Whether the increase in farm labour is the effect of MNREGA, I don’t know. I don’t know which is the cause, which is the effect, but there is no doubt there has been an increase in farm labour rates in Punjab and in Haryana. No doubt about it. Whether it is due to MNREGA or increase in general prosperity, I don’t know.

I am familiar with villages in Punjab and Haryana, there is not much MNREGA effect there. It is more probably in UP and Bihar and other areas but in villages in Haryana, Punjab I have not seen much impact of it on the ground, and even if it is there it has not affected farm labour because in any case local labour does not do work on the farm.

So, the love for the poor is not absolute, it is certainly guided by their love for 2014 and so on. So, all I am saying is, let us all not take the high moral ground on this.

Do you have any other solution to feed at least, say, 25 percent of Indians?

Now, I want to ask you a counter-question. Do you believe there are a lot of poor people in, let us say, a five square km area of where we are sitting?

Yeah… There are genuinely poor people around us.

Correct… Now, I want to ask you… They are going to give them, how many kg of rice you said? 35 kg of rice. In my experience, I deal with an orphanage in Noida, I ask them how can I help you? One of the biggest problems the lady who runs the orphanage came up with is about storage. She actually used to say don’t give me 100 kg of wheat because I can’t store it. So please give 15 kg every week. So if there is a lady living in a ,hut how is she going to store 35 kg of rice and ensure its security? I doubt it. She is not going to be able to do it. The rice will take up important space.

I agree there is a need for food. Personally, left to myself, the other problem for poor people is actually -- fuel and time. Maybe I am wrong, maybe I have a bizarre idea. I would urge that like in the US they have soup kitchens. There are so many gurdwaras in the city and so many temples in the city. For some reason, barring the large temples, most people associated with gurdwaras or temples do it for a missionary zeal.

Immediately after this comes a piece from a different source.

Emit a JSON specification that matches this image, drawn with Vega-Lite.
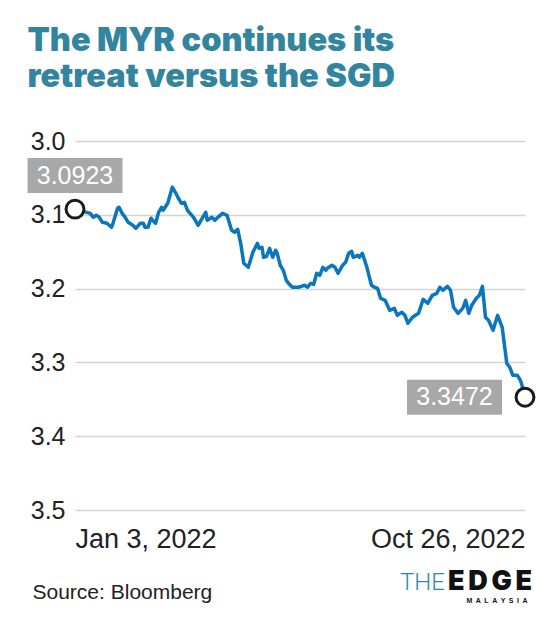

If they can be made to provide readymade food, which is a khichdi, I believe it will be of far greater value. We are talking about poor people in the city, or are you talking about poor people in the villages? One size fits all will not work for both. That is exactly what I am saying. If you are in the city, do it like this. Do not have any physical delivery within urban areas, because that is where the potential for selling it in the open market is highest.

If you are a big farmer, how will you view the Food Security Bill?

The farmers care for MSP. It’s believed that if FS bill comes then all the other schemes will get subsumed into one. I don’t know how it will work. All the other schemes like the PDS, Antyodaya, will get subsumed into one.

The farmer in Haryana, Punjab has such a buoyant export market, I don’t think he even cares about it. If he doesn’t get the MSP, the open market will buy it from him and in any case the government is going to buy 40 percent of your production, the pressure on the open market sale will be much higher… Prices will go up for the people who are not poor and that is fully valid.

I mean, just give you an example. You and I get the benefit of subsidised LPG cylinders. Do you deserve it? But you still take it. It will raise prices in the open market, it will help farmers.

What kind of silos and storage facilities will be required? Any idea?

Yes, take the number. One silo will at most take 3,000 tonnes of rice. Now do the numbers. Silos will cost Rs 3000 to 4000 a tonne . Well, all over India, to make food security idea successful, we will require around 3,000 silos. The economics are way out.

I know you are thinking that my view is not to help the poor. All I am saying is, there are other ways to help. This is a political game and let us accept it for what it is. It is a price you pay for being in a democracy. Nobody can stand up and say don’t do it. It suits everybody and ultimately one thing is certain, the gap… The fiscal gap will be met with inflation. And let’s accept it, no harm.

Let’s also accept that under any government, if inflation goes into double digits for say, six-eight months continuously, food security or no security, governments will fall. That’s for sure.